• [Request]: Transcribe every entry word for word, leaving out all images.

'''

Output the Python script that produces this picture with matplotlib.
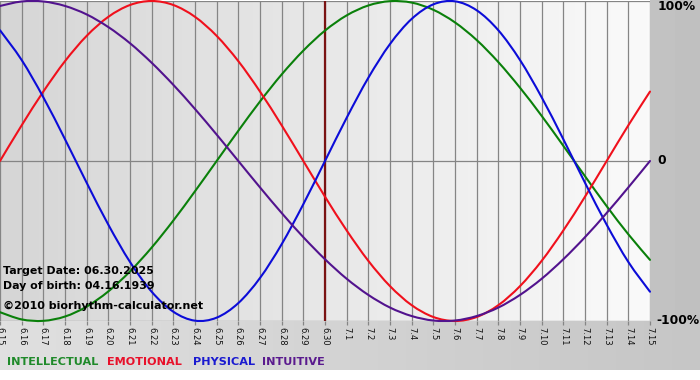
import matplotlib
matplotlib.use("Agg")
import matplotlib.pyplot as plt
import numpy as np
from matplotlib.colors import LinearSegmentedColormap
from matplotlib.path import Path
from matplotlib.patches import PathPatch

# ---- data ----
dates = ["6.15", "6.16", "6.17", "6.18", "6.19", "6.20", "6.21", "6.22", "6.23", "6.24",
         "6.25", "6.26", "6.27", "6.28", "6.29", "6.30", "7.1", "7.2", "7.3", "7.4",
         "7.5", "7.6", "7.7", "7.8", "7.9", "7.10", "7.11", "7.12", "7.13", "7.14", "7.15"]
intellectual = [-0.945, -0.990, -0.999, -0.972, -0.910, -0.815, -0.690, -0.541, -0.372, -0.189,
                0.000, 0.189, 0.372, 0.541, 0.690, 0.815, 0.910, 0.972, 0.999, 0.990,
                0.945, 0.866, 0.756, 0.618, 0.458, 0.282, 0.095, -0.095, -0.282, -0.458, -0.618]
emotional = [0.000, 0.223, 0.434, 0.624, 0.782, 0.901, 0.975, 1.000, 0.975, 0.901,
             0.782, 0.624, 0.434, 0.223, 0.000, -0.223, -0.434, -0.624, -0.782, -0.901,
             -0.975, -1.000, -0.975, -0.901, -0.782, -0.624, -0.434, -0.223, 0.000, 0.223, 0.434]
physical = [0.817, 0.631, 0.398, 0.136, -0.136, -0.398, -0.631, -0.817, -0.942, -0.998,
            -0.979, -0.888, -0.731, -0.520, -0.270, 0.000, 0.270, 0.520, 0.731, 0.888,
            0.979, 0.998, 0.942, 0.817, 0.631, 0.398, 0.136, -0.136, -0.398, -0.631, -0.817]
intuitive = [0.969, 0.997, 0.997, 0.969, 0.916, 0.837, 0.736, 0.614, 0.476, 0.325,
             0.165, 0.000, -0.165, -0.325, -0.476, -0.614, -0.736, -0.837, -0.916, -0.969,
             -0.997, -0.997, -0.969, -0.916, -0.837, -0.736, -0.614, -0.476, -0.325, -0.165, 0.000]
target_index = 15
series_names = ["INTELLECTUAL", "EMOTIONAL", "PHYSICAL", "INTUITIVE"]
series_colors = ["#0a800a", "#f0101c", "#0c0cd8", "#52138e"]
text_colors = ["#1f8a2a", "#e8102a", "#1a1ad0", "#5a1a8e"]


def smooth_path(xs, ys):
    """Catmull-Rom style Bezier path through the data points (drawing only)."""
    pts = np.column_stack([xs, ys]).astype(float)
    ext = np.vstack([pts[0], pts, pts[-1]])
    verts = [pts[0]]
    codes = [Path.MOVETO]
    for i in range(len(pts) - 1):
        p0, p1, p2, p3 = ext[i], ext[i + 1], ext[i + 2], ext[i + 3]
        c1 = p1 + (p2 - p0) / 6.0
        c2 = p2 - (p3 - p1) / 6.0
        verts += [c1, c2, p2]
        codes += [Path.CURVE4] * 3
    return Path(verts, codes)


W, H = 700, 380
fig = plt.figure(figsize=(W / 100, H / 100), dpi=100)
fig.patch.set_facecolor("white")

# background axes in pixel coords (y down)
bg = fig.add_axes([0, 0, 1, 1])
bg.axis("off")
bg.imshow(np.array([[0.0, 1.0]]), cmap=LinearSegmentedColormap.from_list("m", ["#c2c2c2", "#c0c0c0"]),
          extent=[650, 700, 321, 0], aspect="auto", vmin=0, vmax=1)
bg.imshow(np.linspace(0, 1, 100)[None, :], cmap=LinearSegmentedColormap.from_list("b", ["#e0e0e0", "#c6c6c6"]),
          extent=[0, 700, 370, 321], aspect="auto", vmin=0, vmax=1)
bg.set_xlim(0, W)
bg.set_ylim(H, 0)

# main axes
left, right, top, bottom = 0, 650, 1, 321
ax = fig.add_axes([left / W, 1 - bottom / H, (right - left) / W, (bottom - top) / H])
ax.patch.set_alpha(0)
ax.imshow(np.linspace(0, 1, 200)[None, :], cmap=LinearSegmentedColormap.from_list("p", ["#d6d6d6", "#fafafa"]),
          extent=[0, len(dates) - 1, -1, 1], aspect="auto", vmin=0, vmax=1, zorder=0)
ax.set_xlim(0, len(dates) - 1)
ax.set_ylim(-1, 1)
for s in ax.spines.values():
    s.set_visible(False)

x = np.arange(len(dates))
for xi in x:
    ax.axvline(xi, color="#858585", lw=0.9, zorder=1)
for yv in (-1, 0, 1):
    ax.axhline(yv, color="#858585", lw=0.9, zorder=1)
ax.axvline(target_index, color="#7a1212", lw=1.6, zorder=2)

for vals, c in zip([intellectual, emotional, physical, intuitive], series_colors):
    patch = PathPatch(smooth_path(x, vals), facecolor="none", edgecolor=c, lw=1.5,
                      zorder=3, clip_on=False, capstyle="round", joinstyle="round")
    ax.add_patch(patch)

ax.set_xticks(x)
ax.set_xticklabels(dates, rotation=-90, fontsize=6, color="#111111")
ax.tick_params(axis="x", length=3, width=0.9, color="#858585", pad=1)
ax.set_yticks([])

# right-side labels
ax.text(1.012, 0.983, "100%", transform=ax.transAxes, fontsize=8.8, fontweight="bold", va="center", ha="left")
ax.text(1.012, 0.5, "0", transform=ax.transAxes, fontsize=8.8, fontweight="bold", va="center", ha="left")
ax.text(1.01, 0.0, "-100%", transform=ax.transAxes, fontsize=8.8, fontweight="bold", va="center", ha="left")

# info text
fig.text(3 / W, 1 - 271 / H, "Target Date: 06.30.2025", fontsize=7.9, fontweight="bold", va="center", ha="left")
fig.text(3 / W, 1 - 286 / H, "Day of birth: 04.16.1939", fontsize=7.9, fontweight="bold", va="center", ha="left")
fig.text(3 / W, 1 - 306 / H, "\u00a92010 biorhythm-calculator.net", fontsize=8.0, fontweight="bold", va="center", ha="left")

# legend texts
xpos = [7, 107, 193, 262]
for name, c, xp in zip(series_names, text_colors, xpos):
    fig.text(xp / W, 1 - 362 / H, name, fontsize=8.1, fontweight="bold", color=c, va="center", ha="left")

fig.savefig("out.png", dpi=100)
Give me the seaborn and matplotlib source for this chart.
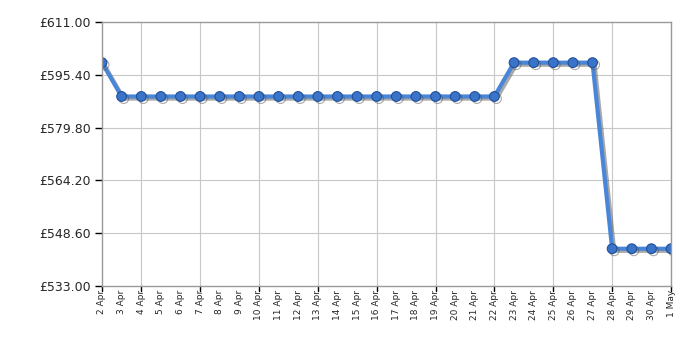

'''

• [Answer to the task]:
Output the Python script that produces this picture with matplotlib.
import matplotlib
matplotlib.use("Agg")
import matplotlib.pyplot as plt
import numpy as np
from matplotlib.colors import LinearSegmentedColormap
from matplotlib.path import Path
from matplotlib.patches import PathPatch

# ---- data ----
dates = ["6.15", "6.16", "6.17", "6.18", "6.19", "6.20", "6.21", "6.22", "6.23", "6.24",
         "6.25", "6.26", "6.27", "6.28", "6.29", "6.30", "7.1", "7.2", "7.3", "7.4",
         "7.5", "7.6", "7.7", "7.8", "7.9", "7.10", "7.11", "7.12", "7.13", "7.14", "7.15"]
intellectual = [-0.945, -0.990, -0.999, -0.972, -0.910, -0.815, -0.690, -0.541, -0.372, -0.189,
                0.000, 0.189, 0.372, 0.541, 0.690, 0.815, 0.910, 0.972, 0.999, 0.990,
                0.945, 0.866, 0.756, 0.618, 0.458, 0.282, 0.095, -0.095, -0.282, -0.458, -0.618]
emotional = [0.000, 0.223, 0.434, 0.624, 0.782, 0.901, 0.975, 1.000, 0.975, 0.901,
             0.782, 0.624, 0.434, 0.223, 0.000, -0.223, -0.434, -0.624, -0.782, -0.901,
             -0.975, -1.000, -0.975, -0.901, -0.782, -0.624, -0.434, -0.223, 0.000, 0.223, 0.434]
physical = [0.817, 0.631, 0.398, 0.136, -0.136, -0.398, -0.631, -0.817, -0.942, -0.998,
            -0.979, -0.888, -0.731, -0.520, -0.270, 0.000, 0.270, 0.520, 0.731, 0.888,
            0.979, 0.998, 0.942, 0.817, 0.631, 0.398, 0.136, -0.136, -0.398, -0.631, -0.817]
intuitive = [0.969, 0.997, 0.997, 0.969, 0.916, 0.837, 0.736, 0.614, 0.476, 0.325,
             0.165, 0.000, -0.165, -0.325, -0.476, -0.614, -0.736, -0.837, -0.916, -0.969,
             -0.997, -0.997, -0.969, -0.916, -0.837, -0.736, -0.614, -0.476, -0.325, -0.165, 0.000]
target_index = 15
series_names = ["INTELLECTUAL", "EMOTIONAL", "PHYSICAL", "INTUITIVE"]
series_colors = ["#0a800a", "#f0101c", "#0c0cd8", "#52138e"]
text_colors = ["#1f8a2a", "#e8102a", "#1a1ad0", "#5a1a8e"]


def smooth_path(xs, ys):
    """Catmull-Rom style Bezier path through the data points (drawing only)."""
    pts = np.column_stack([xs, ys]).astype(float)
    ext = np.vstack([pts[0], pts, pts[-1]])
    verts = [pts[0]]
    codes = [Path.MOVETO]
    for i in range(len(pts) - 1):
        p0, p1, p2, p3 = ext[i], ext[i + 1], ext[i + 2], ext[i + 3]
        c1 = p1 + (p2 - p0) / 6.0
        c2 = p2 - (p3 - p1) / 6.0
        verts += [c1, c2, p2]
        codes += [Path.CURVE4] * 3
    return Path(verts, codes)


W, H = 700, 380
fig = plt.figure(figsize=(W / 100, H / 100), dpi=100)
fig.patch.set_facecolor("white")

# background axes in pixel coords (y down)
bg = fig.add_axes([0, 0, 1, 1])
bg.axis("off")
bg.imshow(np.array([[0.0, 1.0]]), cmap=LinearSegmentedColormap.from_list("m", ["#c2c2c2", "#c0c0c0"]),
          extent=[650, 700, 321, 0], aspect="auto", vmin=0, vmax=1)
bg.imshow(np.linspace(0, 1, 100)[None, :], cmap=LinearSegmentedColormap.from_list("b", ["#e0e0e0", "#c6c6c6"]),
          extent=[0, 700, 370, 321], aspect="auto", vmin=0, vmax=1)
bg.set_xlim(0, W)
bg.set_ylim(H, 0)

# main axes
left, right, top, bottom = 0, 650, 1, 321
ax = fig.add_axes([left / W, 1 - bottom / H, (right - left) / W, (bottom - top) / H])
ax.patch.set_alpha(0)
ax.imshow(np.linspace(0, 1, 200)[None, :], cmap=LinearSegmentedColormap.from_list("p", ["#d6d6d6", "#fafafa"]),
          extent=[0, len(dates) - 1, -1, 1], aspect="auto", vmin=0, vmax=1, zorder=0)
ax.set_xlim(0, len(dates) - 1)
ax.set_ylim(-1, 1)
for s in ax.spines.values():
    s.set_visible(False)

x = np.arange(len(dates))
for xi in x:
    ax.axvline(xi, color="#858585", lw=0.9, zorder=1)
for yv in (-1, 0, 1):
    ax.axhline(yv, color="#858585", lw=0.9, zorder=1)
ax.axvline(target_index, color="#7a1212", lw=1.6, zorder=2)

for vals, c in zip([intellectual, emotional, physical, intuitive], series_colors):
    patch = PathPatch(smooth_path(x, vals), facecolor="none", edgecolor=c, lw=1.5,
                      zorder=3, clip_on=False, capstyle="round", joinstyle="round")
    ax.add_patch(patch)

ax.set_xticks(x)
ax.set_xticklabels(dates, rotation=-90, fontsize=6, color="#111111")
ax.tick_params(axis="x", length=3, width=0.9, color="#858585", pad=1)
ax.set_yticks([])

# right-side labels
ax.text(1.012, 0.983, "100%", transform=ax.transAxes, fontsize=8.8, fontweight="bold", va="center", ha="left")
ax.text(1.012, 0.5, "0", transform=ax.transAxes, fontsize=8.8, fontweight="bold", va="center", ha="left")
ax.text(1.01, 0.0, "-100%", transform=ax.transAxes, fontsize=8.8, fontweight="bold", va="center", ha="left")

# info text
fig.text(3 / W, 1 - 271 / H, "Target Date: 06.30.2025", fontsize=7.9, fontweight="bold", va="center", ha="left")
fig.text(3 / W, 1 - 286 / H, "Day of birth: 04.16.1939", fontsize=7.9, fontweight="bold", va="center", ha="left")
fig.text(3 / W, 1 - 306 / H, "\u00a92010 biorhythm-calculator.net", fontsize=8.0, fontweight="bold", va="center", ha="left")

# legend texts
xpos = [7, 107, 193, 262]
for name, c, xp in zip(series_names, text_colors, xpos):
    fig.text(xp / W, 1 - 362 / H, name, fontsize=8.1, fontweight="bold", color=c, va="center", ha="left")

fig.savefig("out.png", dpi=100)
Give me the seaborn and matplotlib source for this chart.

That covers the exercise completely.